··· Stored data ···

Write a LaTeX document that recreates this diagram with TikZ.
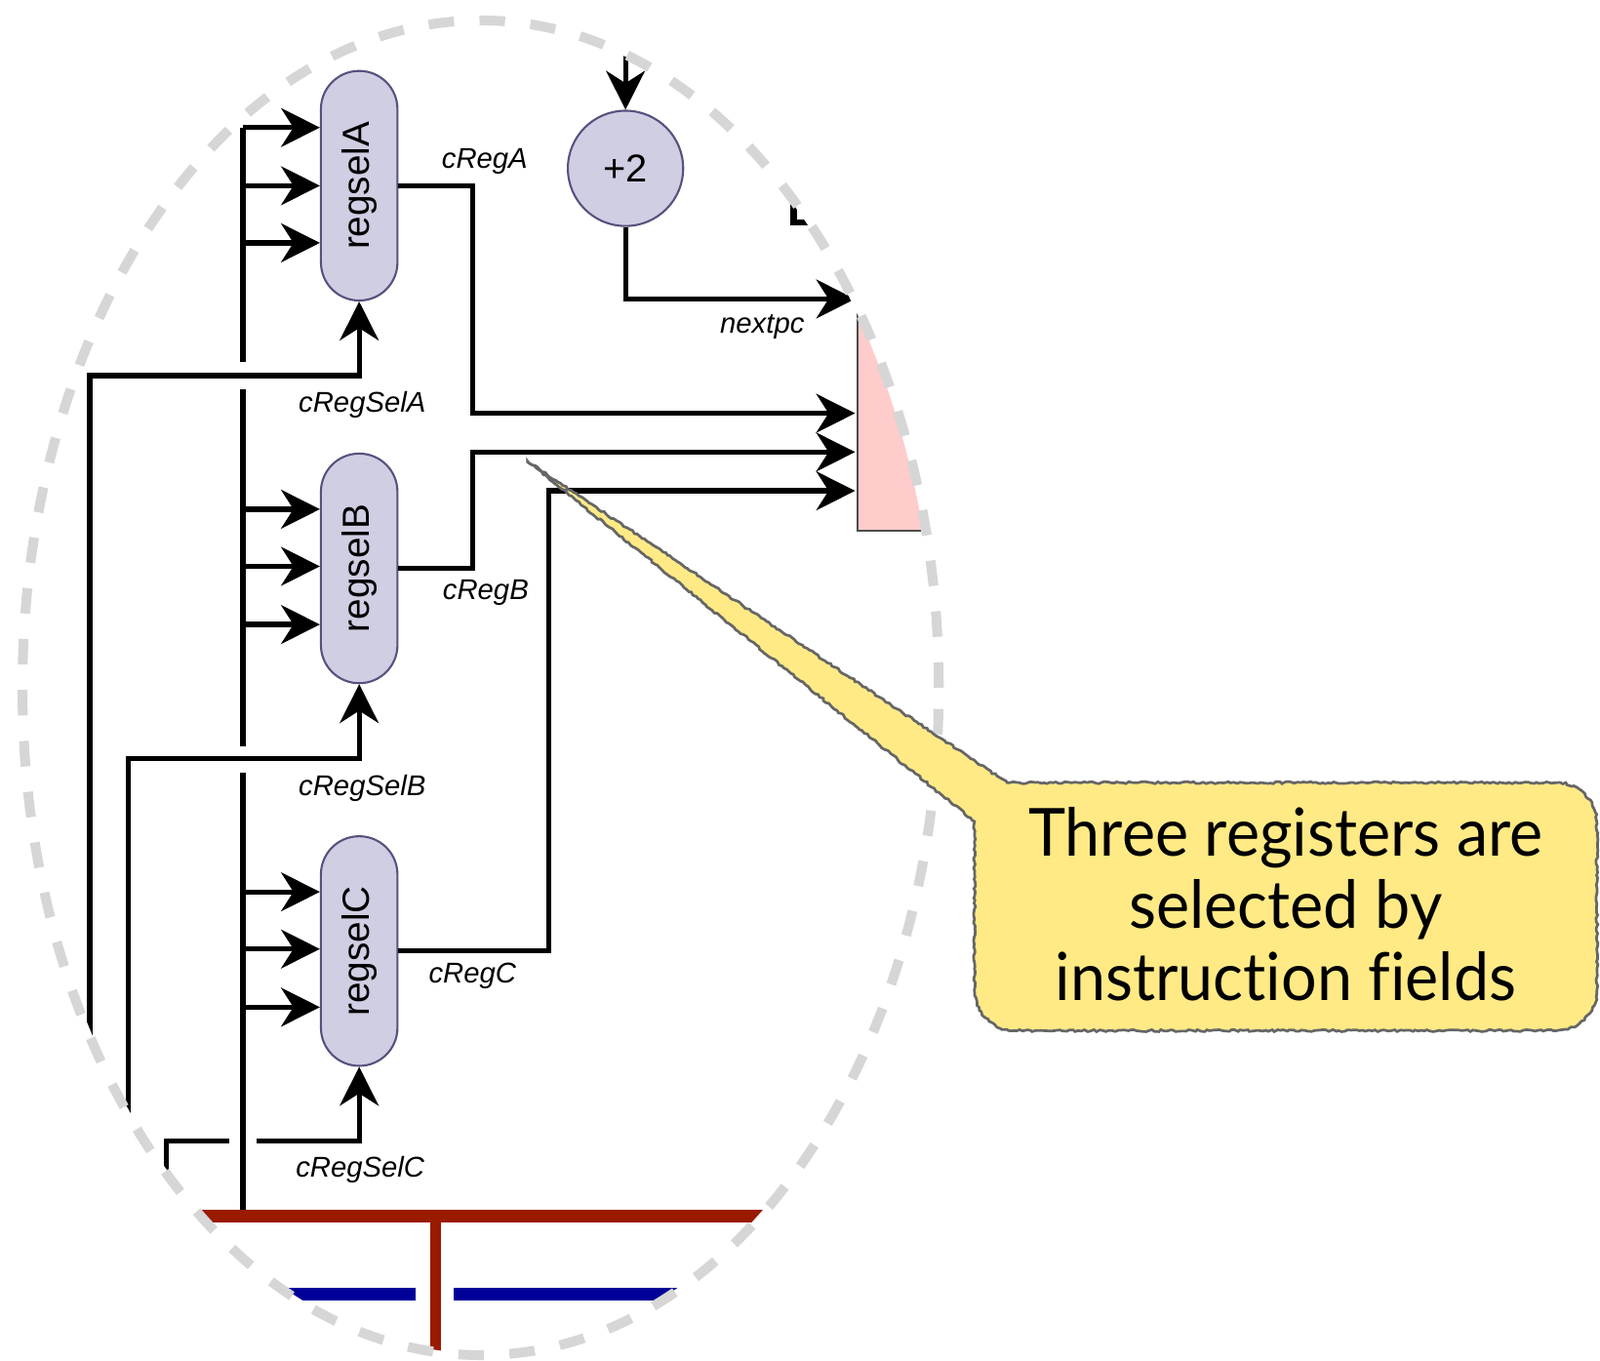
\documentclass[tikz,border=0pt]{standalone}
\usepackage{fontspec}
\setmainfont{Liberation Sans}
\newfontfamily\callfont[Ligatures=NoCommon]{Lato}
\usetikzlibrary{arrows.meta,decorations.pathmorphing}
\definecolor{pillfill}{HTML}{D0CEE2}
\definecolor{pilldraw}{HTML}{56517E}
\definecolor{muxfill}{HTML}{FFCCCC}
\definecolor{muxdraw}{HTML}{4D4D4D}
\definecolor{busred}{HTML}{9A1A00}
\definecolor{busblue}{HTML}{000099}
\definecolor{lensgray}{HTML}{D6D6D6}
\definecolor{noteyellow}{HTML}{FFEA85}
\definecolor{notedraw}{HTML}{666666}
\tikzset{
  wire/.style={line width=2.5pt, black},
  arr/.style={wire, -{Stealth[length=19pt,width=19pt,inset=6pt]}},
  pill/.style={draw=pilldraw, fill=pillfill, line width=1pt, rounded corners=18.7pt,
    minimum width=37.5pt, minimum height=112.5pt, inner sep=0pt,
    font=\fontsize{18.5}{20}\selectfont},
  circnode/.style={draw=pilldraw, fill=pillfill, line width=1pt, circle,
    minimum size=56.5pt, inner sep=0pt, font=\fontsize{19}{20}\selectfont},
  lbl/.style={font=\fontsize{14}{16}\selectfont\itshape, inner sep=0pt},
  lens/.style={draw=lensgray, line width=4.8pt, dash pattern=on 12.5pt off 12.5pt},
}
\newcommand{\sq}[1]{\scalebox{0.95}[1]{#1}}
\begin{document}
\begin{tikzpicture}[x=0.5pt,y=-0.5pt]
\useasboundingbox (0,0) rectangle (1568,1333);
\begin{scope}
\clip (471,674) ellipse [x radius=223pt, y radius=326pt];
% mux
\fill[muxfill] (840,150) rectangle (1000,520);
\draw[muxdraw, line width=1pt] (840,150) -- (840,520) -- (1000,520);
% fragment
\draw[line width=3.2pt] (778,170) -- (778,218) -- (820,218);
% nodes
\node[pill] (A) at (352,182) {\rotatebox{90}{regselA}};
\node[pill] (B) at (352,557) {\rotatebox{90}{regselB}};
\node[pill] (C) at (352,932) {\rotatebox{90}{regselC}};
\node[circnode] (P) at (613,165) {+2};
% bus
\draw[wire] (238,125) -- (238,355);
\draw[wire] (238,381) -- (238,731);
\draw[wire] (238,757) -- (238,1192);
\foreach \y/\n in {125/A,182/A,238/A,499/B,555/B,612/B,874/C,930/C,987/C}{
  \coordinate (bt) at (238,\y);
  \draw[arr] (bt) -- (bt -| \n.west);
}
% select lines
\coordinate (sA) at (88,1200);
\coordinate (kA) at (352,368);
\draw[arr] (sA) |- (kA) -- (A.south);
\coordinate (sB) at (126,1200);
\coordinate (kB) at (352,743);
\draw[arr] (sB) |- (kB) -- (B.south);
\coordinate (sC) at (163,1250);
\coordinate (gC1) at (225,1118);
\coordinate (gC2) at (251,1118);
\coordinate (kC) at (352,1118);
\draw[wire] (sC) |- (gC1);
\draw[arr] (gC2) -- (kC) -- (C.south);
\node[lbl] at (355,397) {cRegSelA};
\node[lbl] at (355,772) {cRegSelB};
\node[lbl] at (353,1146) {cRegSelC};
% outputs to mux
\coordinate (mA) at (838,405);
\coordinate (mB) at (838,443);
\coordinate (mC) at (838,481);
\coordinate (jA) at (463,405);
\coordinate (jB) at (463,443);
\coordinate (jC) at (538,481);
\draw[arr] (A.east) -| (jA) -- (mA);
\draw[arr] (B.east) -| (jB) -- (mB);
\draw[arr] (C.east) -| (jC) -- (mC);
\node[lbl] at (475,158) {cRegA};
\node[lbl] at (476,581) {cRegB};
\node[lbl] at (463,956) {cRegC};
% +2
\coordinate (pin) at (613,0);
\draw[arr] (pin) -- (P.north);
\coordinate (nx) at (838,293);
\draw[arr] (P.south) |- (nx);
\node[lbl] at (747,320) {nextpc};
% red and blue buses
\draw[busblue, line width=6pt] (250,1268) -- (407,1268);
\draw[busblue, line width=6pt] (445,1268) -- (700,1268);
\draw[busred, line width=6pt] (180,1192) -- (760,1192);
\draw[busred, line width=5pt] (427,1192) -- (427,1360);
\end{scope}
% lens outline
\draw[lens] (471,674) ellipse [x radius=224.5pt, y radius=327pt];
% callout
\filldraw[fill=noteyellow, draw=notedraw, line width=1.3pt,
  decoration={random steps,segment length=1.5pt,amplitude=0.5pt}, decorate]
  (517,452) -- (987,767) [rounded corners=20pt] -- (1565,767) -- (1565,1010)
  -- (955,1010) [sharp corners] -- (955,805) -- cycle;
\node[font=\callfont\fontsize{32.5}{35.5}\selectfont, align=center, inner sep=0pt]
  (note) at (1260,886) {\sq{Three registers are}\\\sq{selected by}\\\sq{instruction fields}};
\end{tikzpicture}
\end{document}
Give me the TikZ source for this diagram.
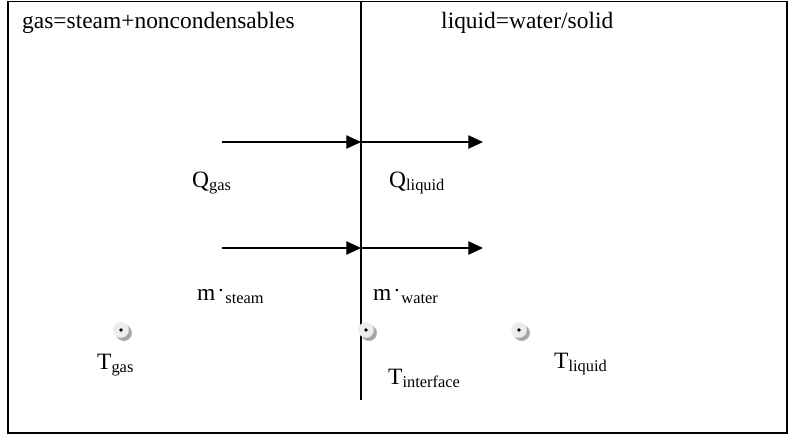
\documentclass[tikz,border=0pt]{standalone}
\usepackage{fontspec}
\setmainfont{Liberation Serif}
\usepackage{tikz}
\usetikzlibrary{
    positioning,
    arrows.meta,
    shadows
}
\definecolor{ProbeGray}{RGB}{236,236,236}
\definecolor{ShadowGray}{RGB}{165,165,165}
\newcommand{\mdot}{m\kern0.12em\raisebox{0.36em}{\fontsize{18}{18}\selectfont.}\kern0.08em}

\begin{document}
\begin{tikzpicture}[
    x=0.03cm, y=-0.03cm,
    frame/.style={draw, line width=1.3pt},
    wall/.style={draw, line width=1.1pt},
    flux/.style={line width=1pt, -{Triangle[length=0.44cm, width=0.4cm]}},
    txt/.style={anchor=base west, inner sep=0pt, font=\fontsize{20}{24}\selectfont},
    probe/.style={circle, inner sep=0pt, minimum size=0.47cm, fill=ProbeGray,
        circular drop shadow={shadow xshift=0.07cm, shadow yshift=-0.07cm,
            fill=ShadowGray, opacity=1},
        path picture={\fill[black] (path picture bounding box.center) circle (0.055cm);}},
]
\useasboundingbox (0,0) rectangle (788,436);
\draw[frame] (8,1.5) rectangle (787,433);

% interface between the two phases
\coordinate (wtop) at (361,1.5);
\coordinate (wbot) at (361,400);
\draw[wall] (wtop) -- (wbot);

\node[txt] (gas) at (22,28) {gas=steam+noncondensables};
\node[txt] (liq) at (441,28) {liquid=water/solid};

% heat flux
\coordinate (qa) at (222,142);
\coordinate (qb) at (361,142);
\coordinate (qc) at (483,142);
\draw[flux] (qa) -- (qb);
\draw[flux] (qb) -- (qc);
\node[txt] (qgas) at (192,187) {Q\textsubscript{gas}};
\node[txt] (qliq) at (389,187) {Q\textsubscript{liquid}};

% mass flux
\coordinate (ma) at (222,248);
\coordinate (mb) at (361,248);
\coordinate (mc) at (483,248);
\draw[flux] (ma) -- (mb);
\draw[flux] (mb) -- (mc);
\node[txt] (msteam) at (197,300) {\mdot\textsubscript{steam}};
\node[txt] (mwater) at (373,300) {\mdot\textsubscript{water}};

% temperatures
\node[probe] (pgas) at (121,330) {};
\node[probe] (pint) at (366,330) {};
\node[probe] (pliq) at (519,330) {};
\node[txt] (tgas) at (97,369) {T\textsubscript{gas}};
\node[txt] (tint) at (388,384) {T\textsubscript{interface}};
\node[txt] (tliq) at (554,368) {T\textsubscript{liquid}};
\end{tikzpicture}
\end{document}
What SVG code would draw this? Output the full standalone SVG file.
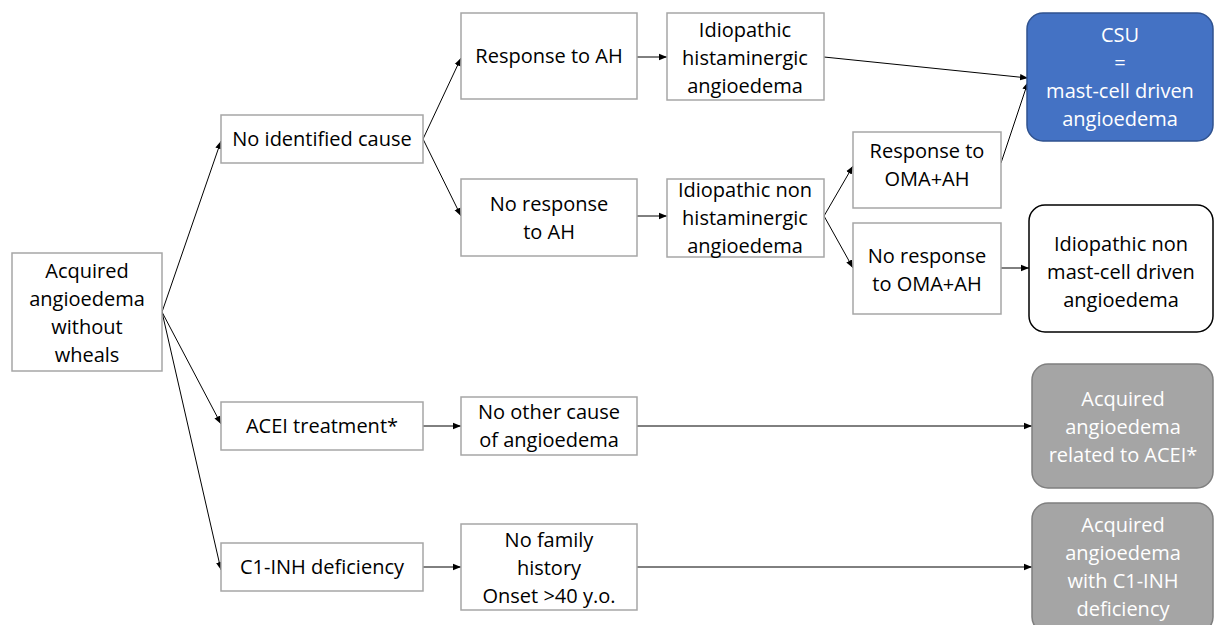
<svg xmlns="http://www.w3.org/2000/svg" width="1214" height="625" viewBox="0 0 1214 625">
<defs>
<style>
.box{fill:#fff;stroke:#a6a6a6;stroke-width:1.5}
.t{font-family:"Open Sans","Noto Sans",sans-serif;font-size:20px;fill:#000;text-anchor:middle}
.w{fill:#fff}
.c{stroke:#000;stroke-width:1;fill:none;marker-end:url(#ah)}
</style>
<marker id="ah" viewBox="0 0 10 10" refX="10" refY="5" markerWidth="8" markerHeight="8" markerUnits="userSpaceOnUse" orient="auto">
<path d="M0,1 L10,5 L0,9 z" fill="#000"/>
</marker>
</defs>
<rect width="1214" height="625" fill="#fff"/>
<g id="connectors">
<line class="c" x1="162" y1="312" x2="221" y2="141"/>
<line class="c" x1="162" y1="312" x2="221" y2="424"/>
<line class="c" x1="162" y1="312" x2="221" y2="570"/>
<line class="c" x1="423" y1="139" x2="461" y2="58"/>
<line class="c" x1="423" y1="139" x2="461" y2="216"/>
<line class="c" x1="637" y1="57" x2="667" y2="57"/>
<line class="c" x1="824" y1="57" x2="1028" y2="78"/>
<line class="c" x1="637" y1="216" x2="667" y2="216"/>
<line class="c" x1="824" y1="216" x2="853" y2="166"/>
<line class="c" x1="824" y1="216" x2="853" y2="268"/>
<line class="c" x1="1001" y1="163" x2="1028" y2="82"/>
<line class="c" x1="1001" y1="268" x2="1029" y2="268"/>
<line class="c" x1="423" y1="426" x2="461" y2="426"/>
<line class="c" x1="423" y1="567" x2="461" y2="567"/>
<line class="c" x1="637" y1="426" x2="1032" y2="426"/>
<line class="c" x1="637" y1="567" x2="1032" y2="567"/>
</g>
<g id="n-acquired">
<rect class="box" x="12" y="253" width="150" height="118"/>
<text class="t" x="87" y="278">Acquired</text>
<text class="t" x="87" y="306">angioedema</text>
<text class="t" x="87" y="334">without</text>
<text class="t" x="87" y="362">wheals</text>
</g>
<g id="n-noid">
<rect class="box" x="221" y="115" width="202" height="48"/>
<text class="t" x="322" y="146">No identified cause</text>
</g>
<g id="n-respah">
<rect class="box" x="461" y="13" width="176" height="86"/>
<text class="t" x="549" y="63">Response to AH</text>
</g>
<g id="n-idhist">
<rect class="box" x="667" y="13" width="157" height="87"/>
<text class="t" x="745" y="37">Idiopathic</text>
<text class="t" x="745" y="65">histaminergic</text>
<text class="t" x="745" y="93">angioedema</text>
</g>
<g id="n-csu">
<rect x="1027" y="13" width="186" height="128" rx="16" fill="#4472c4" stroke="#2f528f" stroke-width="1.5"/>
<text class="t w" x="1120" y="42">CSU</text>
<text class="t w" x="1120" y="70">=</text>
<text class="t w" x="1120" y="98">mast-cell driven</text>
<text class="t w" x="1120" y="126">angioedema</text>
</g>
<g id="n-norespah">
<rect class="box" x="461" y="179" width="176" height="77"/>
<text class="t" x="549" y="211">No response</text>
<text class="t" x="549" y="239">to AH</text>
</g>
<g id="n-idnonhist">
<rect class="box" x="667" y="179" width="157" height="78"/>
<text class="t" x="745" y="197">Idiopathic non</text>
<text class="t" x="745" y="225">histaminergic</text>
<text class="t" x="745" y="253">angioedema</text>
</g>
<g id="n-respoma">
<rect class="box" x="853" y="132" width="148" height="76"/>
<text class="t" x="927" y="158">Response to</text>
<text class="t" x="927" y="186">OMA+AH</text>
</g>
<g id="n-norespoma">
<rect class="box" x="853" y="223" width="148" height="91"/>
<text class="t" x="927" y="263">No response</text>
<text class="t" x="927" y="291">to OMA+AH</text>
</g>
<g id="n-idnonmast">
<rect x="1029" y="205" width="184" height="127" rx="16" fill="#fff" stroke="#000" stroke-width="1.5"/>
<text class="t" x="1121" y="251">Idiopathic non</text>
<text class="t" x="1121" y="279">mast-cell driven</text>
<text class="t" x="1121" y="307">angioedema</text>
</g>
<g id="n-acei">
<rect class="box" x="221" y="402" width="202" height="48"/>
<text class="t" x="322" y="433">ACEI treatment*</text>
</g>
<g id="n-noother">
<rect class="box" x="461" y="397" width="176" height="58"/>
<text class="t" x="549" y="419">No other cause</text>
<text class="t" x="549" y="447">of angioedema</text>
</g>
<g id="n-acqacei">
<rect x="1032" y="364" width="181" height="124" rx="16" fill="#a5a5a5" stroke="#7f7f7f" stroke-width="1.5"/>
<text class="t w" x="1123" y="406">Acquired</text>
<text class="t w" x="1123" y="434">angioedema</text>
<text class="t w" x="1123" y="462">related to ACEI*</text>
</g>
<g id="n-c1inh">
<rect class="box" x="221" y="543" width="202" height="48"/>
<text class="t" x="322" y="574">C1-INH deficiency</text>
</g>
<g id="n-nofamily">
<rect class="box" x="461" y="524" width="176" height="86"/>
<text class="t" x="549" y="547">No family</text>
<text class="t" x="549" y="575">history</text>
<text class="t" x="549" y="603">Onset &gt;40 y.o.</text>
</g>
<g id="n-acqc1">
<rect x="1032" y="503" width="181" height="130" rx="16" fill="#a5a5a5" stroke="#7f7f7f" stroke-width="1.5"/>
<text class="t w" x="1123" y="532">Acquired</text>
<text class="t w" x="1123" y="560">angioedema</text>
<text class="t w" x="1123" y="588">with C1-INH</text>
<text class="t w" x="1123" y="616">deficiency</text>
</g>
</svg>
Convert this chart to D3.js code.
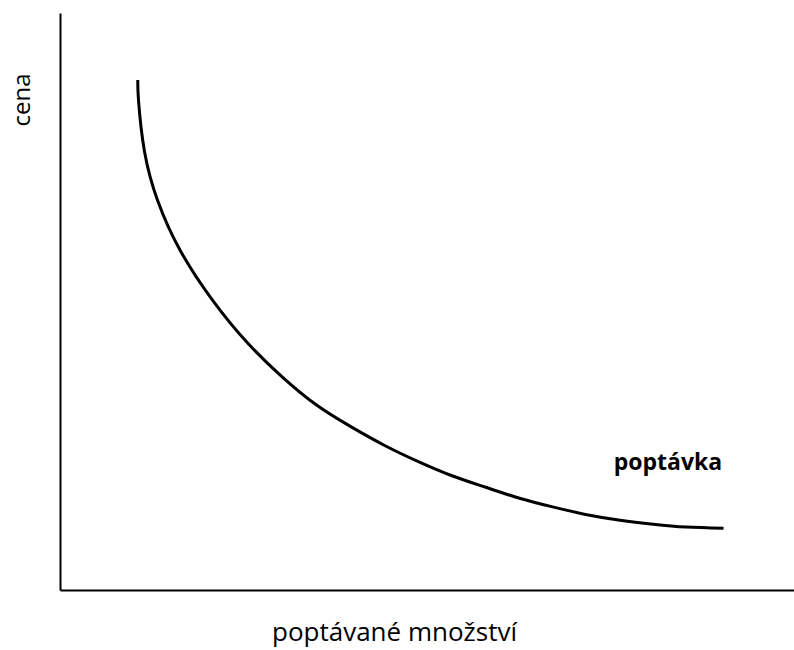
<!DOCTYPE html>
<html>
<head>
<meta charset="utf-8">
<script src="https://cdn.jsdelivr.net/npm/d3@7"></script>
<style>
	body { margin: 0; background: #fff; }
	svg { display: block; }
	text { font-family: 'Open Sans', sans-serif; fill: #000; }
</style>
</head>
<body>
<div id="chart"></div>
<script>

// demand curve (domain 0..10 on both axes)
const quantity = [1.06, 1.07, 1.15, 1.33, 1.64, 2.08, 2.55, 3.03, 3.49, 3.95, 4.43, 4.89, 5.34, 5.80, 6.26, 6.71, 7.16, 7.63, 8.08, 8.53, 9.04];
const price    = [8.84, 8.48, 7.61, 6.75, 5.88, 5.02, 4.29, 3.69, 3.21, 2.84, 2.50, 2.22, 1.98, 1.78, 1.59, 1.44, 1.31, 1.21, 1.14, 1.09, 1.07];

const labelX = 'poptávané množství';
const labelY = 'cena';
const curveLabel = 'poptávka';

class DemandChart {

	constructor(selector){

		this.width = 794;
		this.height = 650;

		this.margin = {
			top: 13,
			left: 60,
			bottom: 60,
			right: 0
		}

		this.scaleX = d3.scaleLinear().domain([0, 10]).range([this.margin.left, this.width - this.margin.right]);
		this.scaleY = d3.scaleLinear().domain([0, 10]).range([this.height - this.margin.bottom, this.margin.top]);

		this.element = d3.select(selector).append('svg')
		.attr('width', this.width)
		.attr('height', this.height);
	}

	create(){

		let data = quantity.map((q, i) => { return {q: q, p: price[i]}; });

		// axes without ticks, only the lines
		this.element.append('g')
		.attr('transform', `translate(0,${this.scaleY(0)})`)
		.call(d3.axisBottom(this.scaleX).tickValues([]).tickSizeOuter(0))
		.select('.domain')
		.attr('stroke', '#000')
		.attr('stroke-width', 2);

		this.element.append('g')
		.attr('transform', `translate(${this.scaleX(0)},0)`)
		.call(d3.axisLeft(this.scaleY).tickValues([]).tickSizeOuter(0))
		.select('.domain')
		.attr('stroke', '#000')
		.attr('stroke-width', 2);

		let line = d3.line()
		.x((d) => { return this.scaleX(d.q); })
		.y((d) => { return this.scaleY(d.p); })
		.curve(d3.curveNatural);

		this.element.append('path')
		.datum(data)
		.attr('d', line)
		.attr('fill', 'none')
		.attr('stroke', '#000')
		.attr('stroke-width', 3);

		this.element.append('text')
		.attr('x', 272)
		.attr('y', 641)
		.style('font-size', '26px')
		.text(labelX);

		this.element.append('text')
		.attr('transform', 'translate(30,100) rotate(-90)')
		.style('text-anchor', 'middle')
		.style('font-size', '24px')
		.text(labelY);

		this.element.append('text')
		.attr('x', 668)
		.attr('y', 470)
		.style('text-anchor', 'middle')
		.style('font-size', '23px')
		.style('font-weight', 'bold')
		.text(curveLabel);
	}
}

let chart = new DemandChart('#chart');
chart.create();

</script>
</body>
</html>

···

- **The task**: Out of the records above, set down only the lines from the one that contains "Convert this chart to D3.js code." through the one that contains "1.14, 1.09, 1.07];", unchanged and without the pictures.

- **Written solution**:
Convert this chart to D3.js code.
<!DOCTYPE html>
<html>
<head>
<meta charset="utf-8">
<script src="https://cdn.jsdelivr.net/npm/d3@7"></script>
<style>
	body { margin: 0; background: #fff; }
	svg { display: block; }
	text { font-family: 'Open Sans', sans-serif; fill: #000; }
</style>
</head>
<body>
<div id="chart"></div>
<script>

// demand curve (domain 0..10 on both axes)
const quantity = [1.06, 1.07, 1.15, 1.33, 1.64, 2.08, 2.55, 3.03, 3.49, 3.95, 4.43, 4.89, 5.34, 5.80, 6.26, 6.71, 7.16, 7.63, 8.08, 8.53, 9.04];
const price    = [8.84, 8.48, 7.61, 6.75, 5.88, 5.02, 4.29, 3.69, 3.21, 2.84, 2.50, 2.22, 1.98, 1.78, 1.59, 1.44, 1.31, 1.21, 1.14, 1.09, 1.07];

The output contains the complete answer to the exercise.